Searching for more talks on Ruby memory management, I found The Hitchhiker’s Guide to Ruby GC by Eric Weinstein. This talk gave a really good overview and presented GC configuration options that we can tweak to achieve better memory usage. It also described the Mark and Sweep mechanism and how keeping track of generations can help garbage collectors based on the fact that “most objects die young”. But the most important insight for me was:

When there’s no more free memory, Ruby marks all active objects, then combines (sweeps) inactive objects.

This means that Ruby won’t run the GC procedure until there is any free memory left. The reason is that the GC procedure is really costly, since it stops everything while it runs and can take multiple seconds to complete.
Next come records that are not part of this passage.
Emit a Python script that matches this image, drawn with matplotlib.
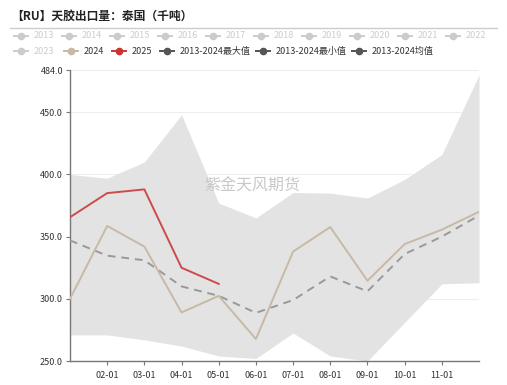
import matplotlib
matplotlib.use("Agg")
import matplotlib.pyplot as plt
from matplotlib.lines import Line2D

plt.rcParams["font.family"] = ["Noto Sans CJK SC", "DejaVu Sans"]

# data (thousand tonnes)
months = list(range(1, 13))
tick_months = list(range(2, 12))
tick_labels = [f"{m:02d}-01" for m in tick_months]

band_max = [400, 397, 410, 448, 377, 365, 385.5, 385, 381, 396, 416, 480]
band_min = [271, 271, 267, 262, 254, 252, 272.5, 254, 250, 281, 312, 313]
mean_12_24 = [347, 334.7, 331, 310, 302.4, 288.7, 299, 318, 306, 336, 350, 367]
y2024 = [300, 358.6, 342, 289, 302.4, 267.7, 338, 357.7, 314.5, 344, 355.6, 370]
y2025 = [365.6, 385, 388, 325, 312]

title = "【RU】天胶出口量：泰国（千吨）"
legend_row1 = ["2013", "2014", "2015", "2016", "2017", "2018", "2019", "2020", "2021", "2022"]
legend_row2 = ["2023", "2024", "2025", "2013-2024最大值", "2013-2024最小值", "2013-2024均值"]

W, H = 507, 385
fig = plt.figure(figsize=(W / 100, H / 100), dpi=100)
ax = fig.add_axes([70 / W, 1 - 361 / H, (479 - 70) / W, (361 - 70) / H])

ax.fill_between(months, band_min, band_max, color="#e3e3e3", linewidth=0, zorder=1)
ax.plot(months, mean_12_24, color="#999999", lw=1.4, ls=(0, (4, 3)), zorder=3)
ax.plot(months, y2024, color="#c8b9a6", lw=1.4, zorder=4)
ax.plot(months[:len(y2025)], y2025, color="#cc4b4b", lw=1.4, zorder=5)

ax.set_xlim(1, 12)
ax.set_ylim(250, 484)
ax.set_yticks([250, 300, 350, 400, 450, 484])
ax.set_yticklabels([f"{v:.1f}" for v in [250, 300, 350, 400, 450, 484]])
ax.set_xticks(tick_months)
ax.set_xticklabels(tick_labels)
ax.grid(axis="y", color="#eeeeee", lw=0.8, zorder=0)
ax.set_axisbelow(True)
for s in ["top", "right"]:
    ax.spines[s].set_visible(False)
for s in ["left", "bottom"]:
    ax.spines[s].set_color("#777777")
    ax.spines[s].set_linewidth(1)
ax.tick_params(axis="both", colors="#777777", labelcolor="#333333", labelsize=6.5,
               length=3, width=0.8, pad=2)
ax.tick_params(axis="x", pad=4)

ax.text(0.445, 0.60, "紫金天风期货", transform=ax.transAxes, ha="center", va="center",
        fontsize=11.5, color="#c8c8c8", zorder=6)

# title and separator
fig.text(11 / W, 1 - 16 / H, title, fontsize=8.5, fontweight="bold", color="#222222",
         ha="left", va="center")
fig.add_artist(Line2D([10 / W, 497 / W], [1 - 28 / H, 1 - 28 / H], color="#cccccc", lw=1))

# legend drawn by hand
def legend_item(xc, yc, label, color, text_color):
    y = 1 - yc / H
    fig.add_artist(Line2D([(xc - 7) / W, (xc + 7) / W], [y, y], color=color, lw=1.4))
    fig.add_artist(Line2D([xc / W], [y], marker="o", ms=4.5, color=color))
    fig.text((xc + 13) / W, y, label, fontsize=6.5, color=text_color, ha="left", va="center")

grey = "#cccccc"
for i, lab in enumerate(legend_row1):
    legend_item(21 + i * 48, 36, lab, grey, grey)

row2_x = [21, 71, 119, 167, 263, 359]
row2_col = [grey, "#c8b9a6", "#cc3333", "#555555", "#555555", "#555555"]
row2_txt = [grey, "#333333", "#333333", "#333333", "#333333", "#333333"]
for xc, lab, c, tc in zip(row2_x, legend_row2, row2_col, row2_txt):
    legend_item(xc, 51, lab, c, tc)

fig.savefig("out.png", dpi=100)
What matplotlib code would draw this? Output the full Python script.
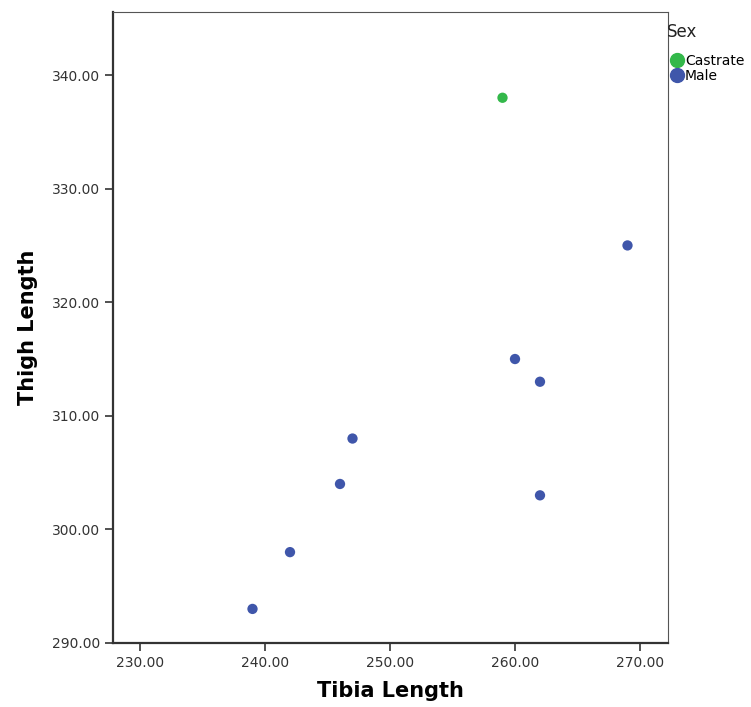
import matplotlib
matplotlib.use("Agg")
import matplotlib.pyplot as plt
from matplotlib.lines import Line2D

tibia_castrate = [259]
thigh_castrate = [338]
tibia_male = [269, 260, 262, 247, 246, 262, 242, 239]
thigh_male = [325, 315, 313, 308, 304, 303, 298, 293]
xticks = [230, 240, 250, 260, 270]
yticks = [290, 300, 310, 320, 330, 340]

green = "#33b84a"
blue = "#3f56aa"

fig = plt.figure(figsize=(7.51, 7.07), dpi=100)
ax = fig.add_axes([113/751, 64/707, 555/751, 631/707])
ax.scatter(tibia_castrate, thigh_castrate, s=55, color=green, edgecolors="none", zorder=3)
ax.scatter(tibia_male, thigh_male, s=55, color=blue, edgecolors="none", zorder=3)

ax.set_xlim(227.84, 272.24)
ax.set_ylim(290, 345.55)
ax.set_xticks(xticks)
ax.set_yticks(yticks)
ax.set_xticklabels([f"{v:.2f}" for v in xticks], fontsize=10, color="#333333")
ax.set_yticklabels([f"{v:.2f}" for v in yticks], fontsize=10, color="#333333")
ax.tick_params(direction="out", length=6, width=1.2, color="#333333")
for s in ["left", "bottom"]:
    ax.spines[s].set_linewidth(1.6)
    ax.spines[s].set_color("#333333")
for s in ["top", "right"]:
    ax.spines[s].set_linewidth(0.8)
    ax.spines[s].set_color("#555555")

ax.set_xlabel("Tibia Length", fontsize=15, fontweight="bold", labelpad=8)
ax.set_ylabel("Thigh Length", fontsize=15, fontweight="bold", labelpad=10)

fig.text(682/751, 1 - 32/707, "Sex", fontsize=12, ha="center", va="center", color="#222222")
handles = [Line2D([], [], marker="o", linestyle="none", markersize=10, color=green, label="Castrate"),
           Line2D([], [], marker="o", linestyle="none", markersize=10, color=blue, label="Male")]
fig.legend(handles=handles, loc="upper left", bbox_to_anchor=(660/751, 1 - 47/707),
           frameon=False, fontsize=10, handletextpad=-0.2, labelspacing=0.05,
           borderpad=0, handlelength=1.5)

fig.savefig("out.png", dpi=100)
I wanted to double-check this information. AppSignal’s blog had a thorough post about Practical Garbage Collection Tuning in Ruby, which confirmed my suspicion.

Contrary to a common assumption that GC runs happen at fixed intervals, GC runs are triggered when Ruby starts running out of memory space. Minor GC happens when Ruby runs out of free_slots.

This post exactly described how my previous assumption about Ruby’s GC was wrong. Our application runs in containers managed by Docker Compose. Docker Compose doesn’t limit the memory for the containers by default, so each of them could potentially use up all the free memory on the host machine. This is what happened since Ruby’s garbage collector doesn’t run periodically!

The fix was easy. I just set some reasonable memory limits for the service.

# docker-compose.yml
version: "3"
services:
  sidekiq:
    build: .
    restart: always
    command: "bundle exec sidekiq"
    deploy:
      resources:
        limits:
          memory: 150M

Follow-ups

While investigating the issue, I heard a lot of interesting ideas that I want to follow up on sometime.

JRuby

Ruby uses Matz’s Ruby Interpreter, or Ruby MRI (also called CRuby), by default. The two talks I mentioned were focused on this interpreter. JRuby was frequently mentioned as an alternative, which could provide better memory usage and superior performance at the expense of some setup time and compatibility.

Puma vs Unicorn

Aaron Patterson’s talk showed a use case for a compacting GC with their Unicorn web server setup. This made me curious about the differences between the Unicorn and Puma web servers. It turns out the difference lies in how they manage concurrency. Unicorn basically forks the main process to enable concurrent processing, as described on Wikipedia. Puma also uses multiple processes, but it handles each request on a separate thread, as stated in their documentation. I also checked out some benchmarks which showed that Puma is more performant in many situations than Unicorn.